• Entries supplied
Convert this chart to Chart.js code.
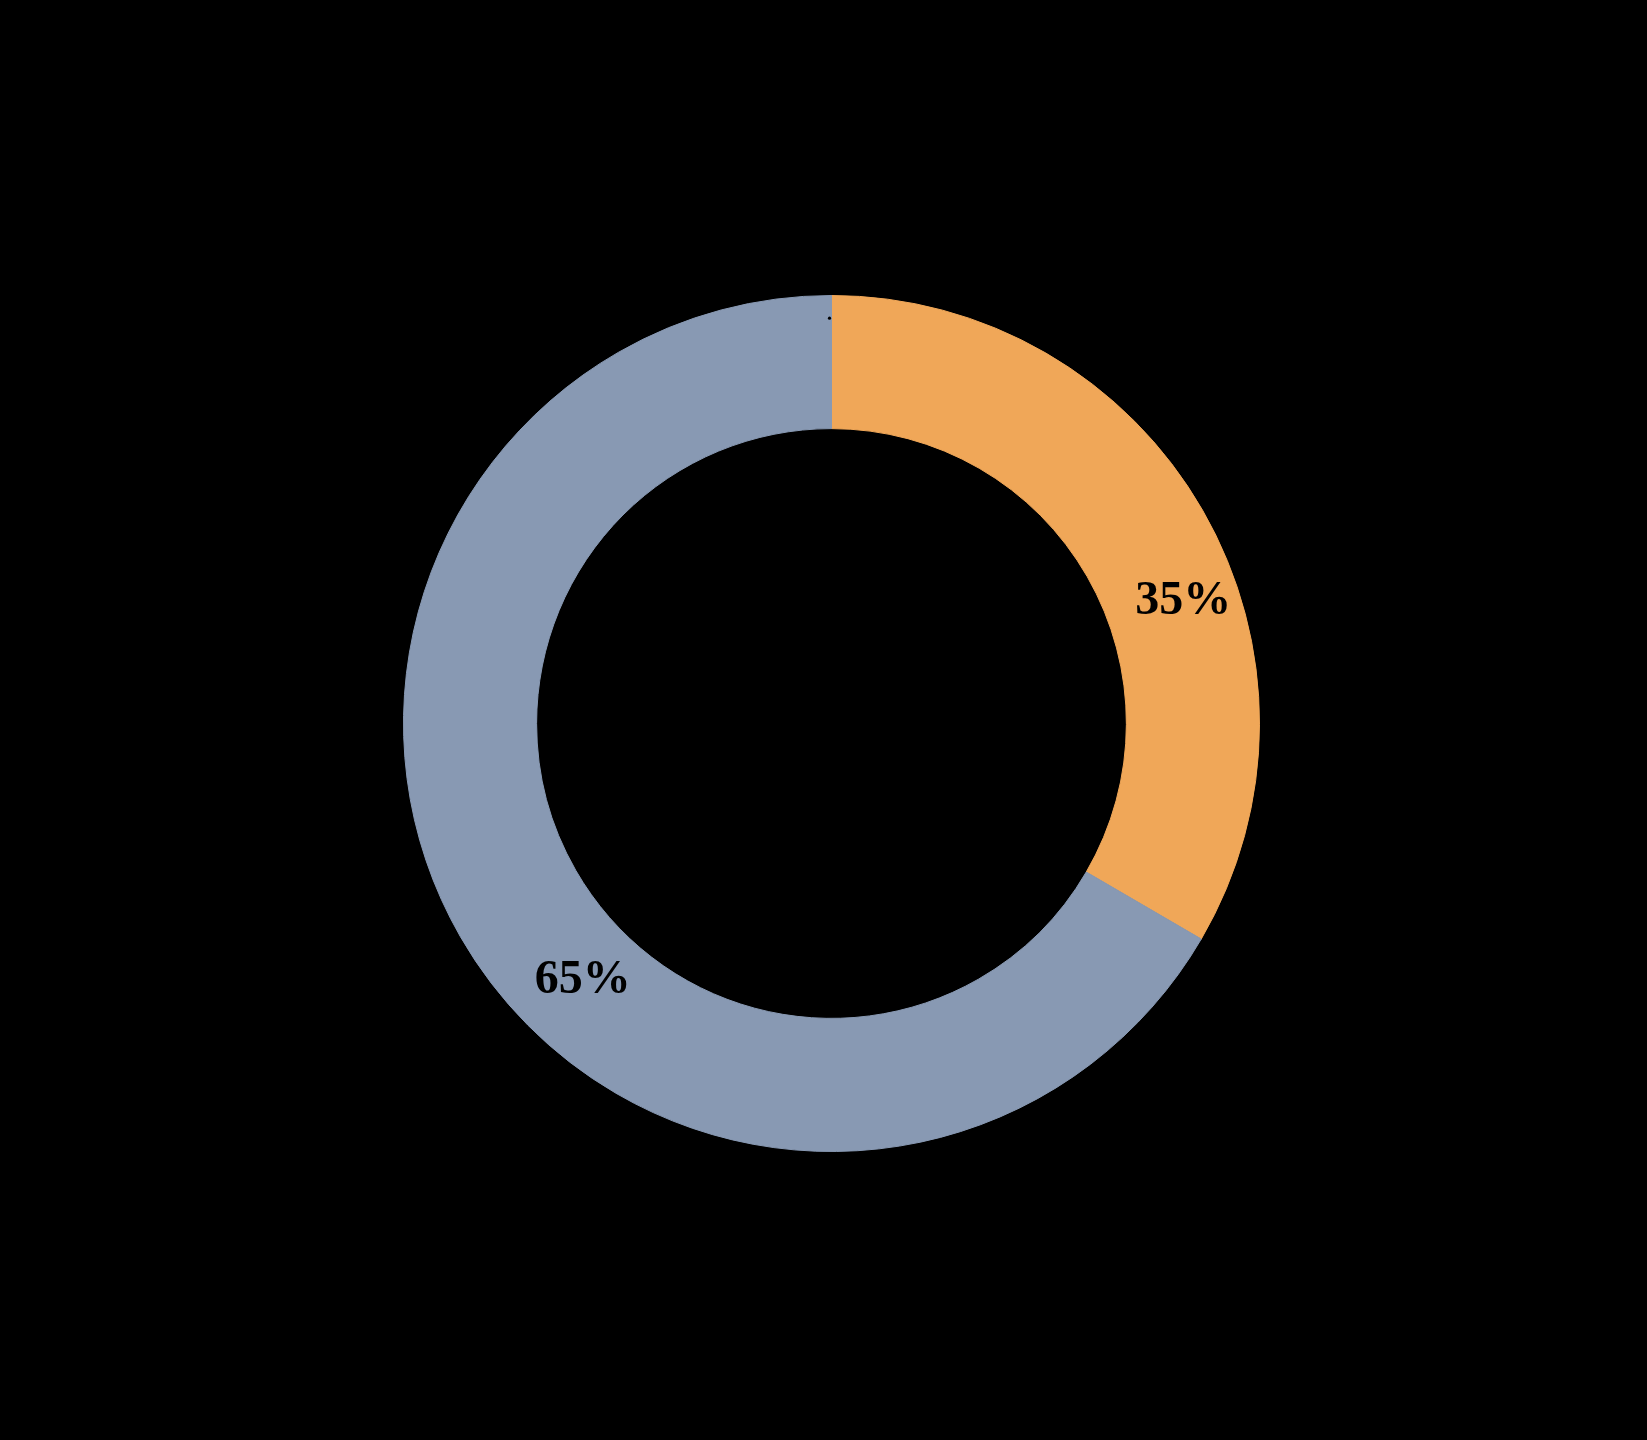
--
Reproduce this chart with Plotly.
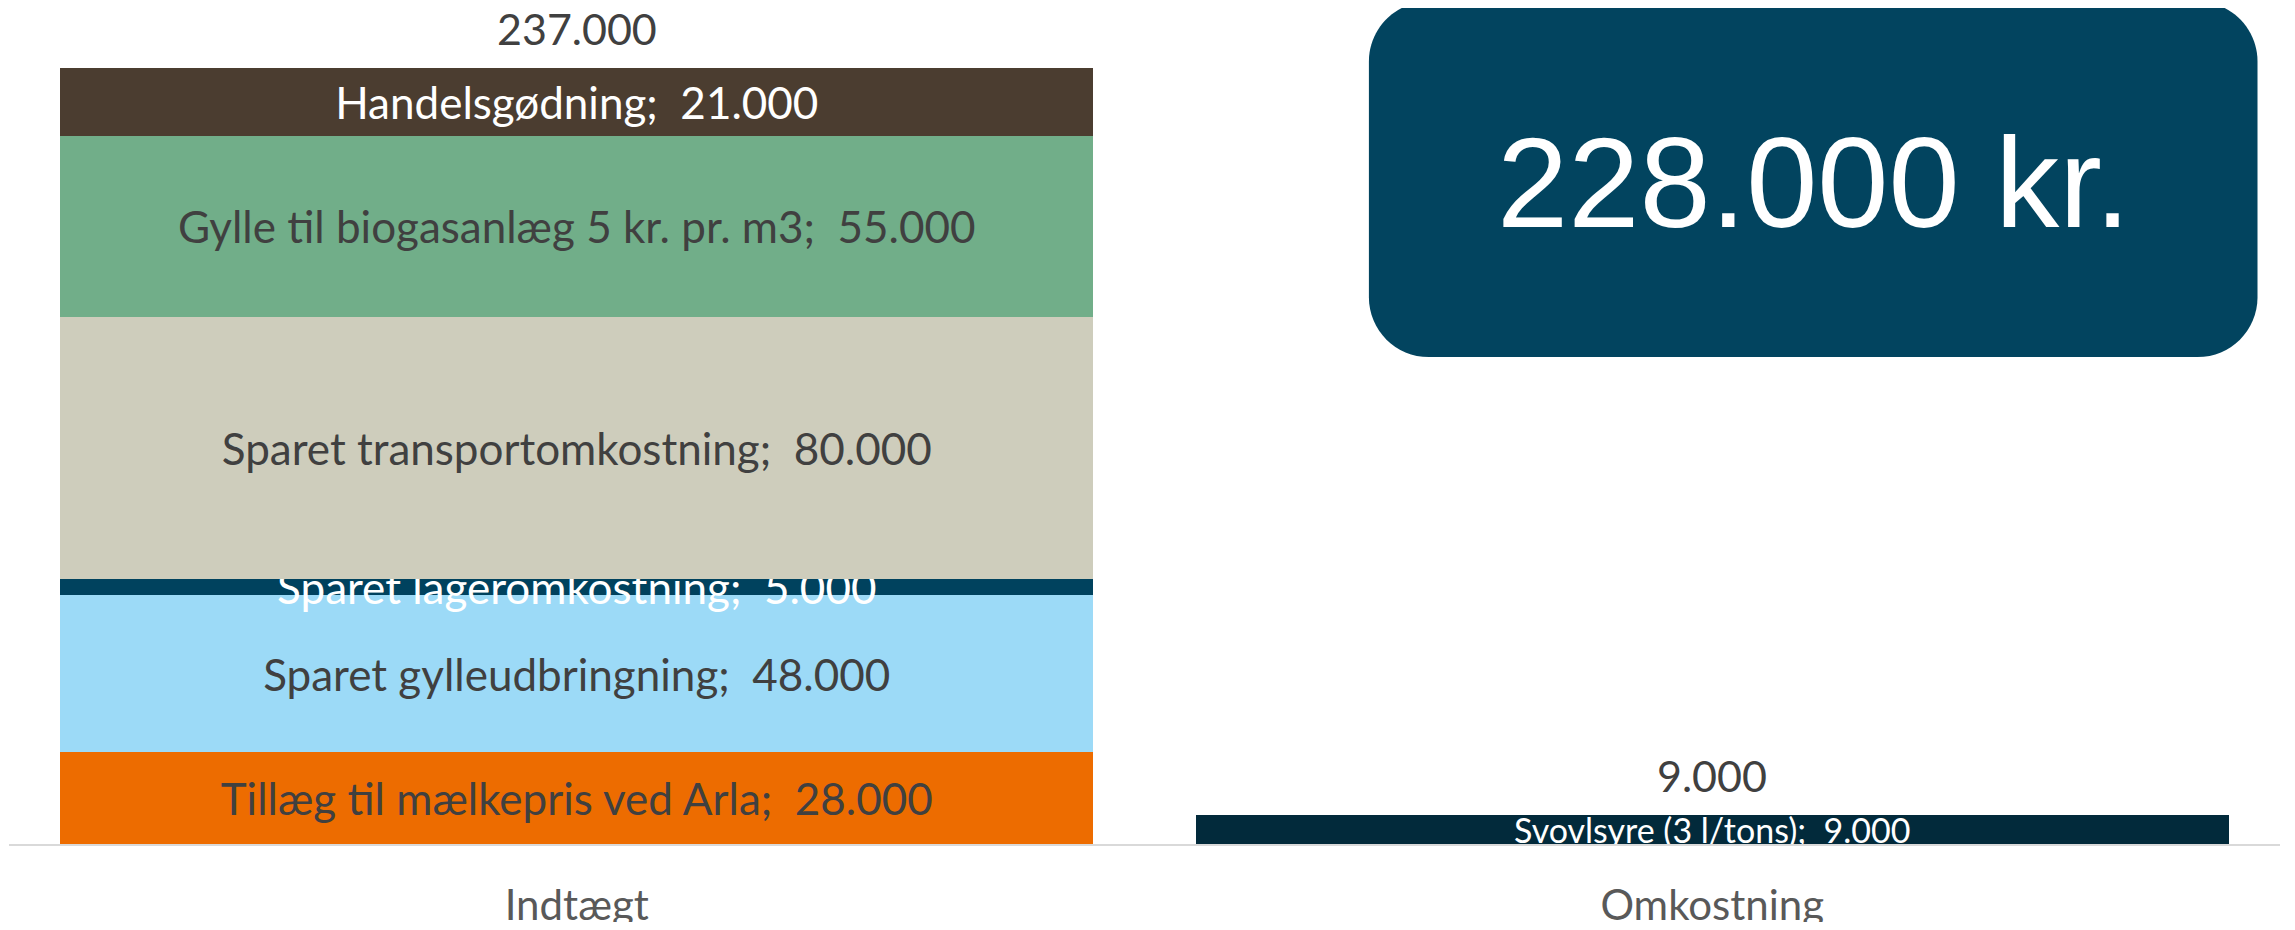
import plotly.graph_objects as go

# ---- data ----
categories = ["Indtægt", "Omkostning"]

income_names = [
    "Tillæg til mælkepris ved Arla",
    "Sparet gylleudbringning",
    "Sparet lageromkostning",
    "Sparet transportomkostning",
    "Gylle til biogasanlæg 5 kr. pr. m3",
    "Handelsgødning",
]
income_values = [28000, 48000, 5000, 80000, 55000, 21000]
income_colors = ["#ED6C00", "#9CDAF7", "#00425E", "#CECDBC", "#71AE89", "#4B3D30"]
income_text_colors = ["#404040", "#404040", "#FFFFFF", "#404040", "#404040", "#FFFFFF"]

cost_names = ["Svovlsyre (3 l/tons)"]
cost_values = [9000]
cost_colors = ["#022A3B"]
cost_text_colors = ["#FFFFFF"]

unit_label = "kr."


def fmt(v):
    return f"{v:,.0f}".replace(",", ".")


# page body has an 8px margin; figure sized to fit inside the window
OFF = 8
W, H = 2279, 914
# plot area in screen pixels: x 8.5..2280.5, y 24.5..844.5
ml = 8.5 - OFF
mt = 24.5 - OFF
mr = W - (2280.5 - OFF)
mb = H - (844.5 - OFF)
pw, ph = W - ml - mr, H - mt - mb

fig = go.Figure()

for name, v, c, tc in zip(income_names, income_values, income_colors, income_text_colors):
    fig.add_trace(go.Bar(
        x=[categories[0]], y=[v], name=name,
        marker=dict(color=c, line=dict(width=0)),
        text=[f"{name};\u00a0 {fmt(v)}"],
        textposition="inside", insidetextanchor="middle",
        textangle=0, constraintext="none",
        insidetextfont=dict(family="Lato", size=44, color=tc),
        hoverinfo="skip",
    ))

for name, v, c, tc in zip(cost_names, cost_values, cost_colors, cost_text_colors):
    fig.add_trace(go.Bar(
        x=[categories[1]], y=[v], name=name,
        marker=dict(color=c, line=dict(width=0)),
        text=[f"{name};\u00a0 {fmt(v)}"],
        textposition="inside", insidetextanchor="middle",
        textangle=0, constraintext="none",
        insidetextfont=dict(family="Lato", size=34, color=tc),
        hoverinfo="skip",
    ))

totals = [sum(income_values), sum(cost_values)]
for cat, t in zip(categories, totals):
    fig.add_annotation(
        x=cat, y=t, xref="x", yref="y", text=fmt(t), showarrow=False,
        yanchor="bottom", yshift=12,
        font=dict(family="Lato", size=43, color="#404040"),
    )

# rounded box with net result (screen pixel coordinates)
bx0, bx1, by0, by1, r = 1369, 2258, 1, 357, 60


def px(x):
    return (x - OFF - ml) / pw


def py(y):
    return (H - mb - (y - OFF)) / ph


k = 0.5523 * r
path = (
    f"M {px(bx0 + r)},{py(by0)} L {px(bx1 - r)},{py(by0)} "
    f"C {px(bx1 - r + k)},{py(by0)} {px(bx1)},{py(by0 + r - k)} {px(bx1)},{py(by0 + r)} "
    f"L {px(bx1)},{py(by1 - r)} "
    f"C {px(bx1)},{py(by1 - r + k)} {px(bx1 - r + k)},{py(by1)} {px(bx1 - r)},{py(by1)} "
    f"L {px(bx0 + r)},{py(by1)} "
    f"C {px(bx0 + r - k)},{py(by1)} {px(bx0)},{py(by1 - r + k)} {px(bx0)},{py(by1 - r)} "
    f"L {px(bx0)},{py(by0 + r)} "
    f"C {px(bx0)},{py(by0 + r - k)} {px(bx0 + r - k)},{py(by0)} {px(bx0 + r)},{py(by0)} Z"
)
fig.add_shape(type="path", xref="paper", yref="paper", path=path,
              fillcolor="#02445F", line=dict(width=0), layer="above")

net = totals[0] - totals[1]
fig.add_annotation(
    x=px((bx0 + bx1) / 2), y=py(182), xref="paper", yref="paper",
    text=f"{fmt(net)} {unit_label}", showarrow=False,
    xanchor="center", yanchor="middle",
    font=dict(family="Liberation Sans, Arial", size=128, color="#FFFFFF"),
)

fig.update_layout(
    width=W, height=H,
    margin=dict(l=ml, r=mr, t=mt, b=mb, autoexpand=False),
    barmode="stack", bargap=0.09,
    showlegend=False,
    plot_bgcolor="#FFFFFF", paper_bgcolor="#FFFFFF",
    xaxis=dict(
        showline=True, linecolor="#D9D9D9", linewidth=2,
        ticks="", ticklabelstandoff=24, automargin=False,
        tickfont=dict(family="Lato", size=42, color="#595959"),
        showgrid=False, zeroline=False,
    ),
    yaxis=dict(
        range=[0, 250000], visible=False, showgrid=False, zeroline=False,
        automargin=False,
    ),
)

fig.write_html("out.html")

• What is required
Only the number is required: the count of lines containing the word "chart".

• Response below
2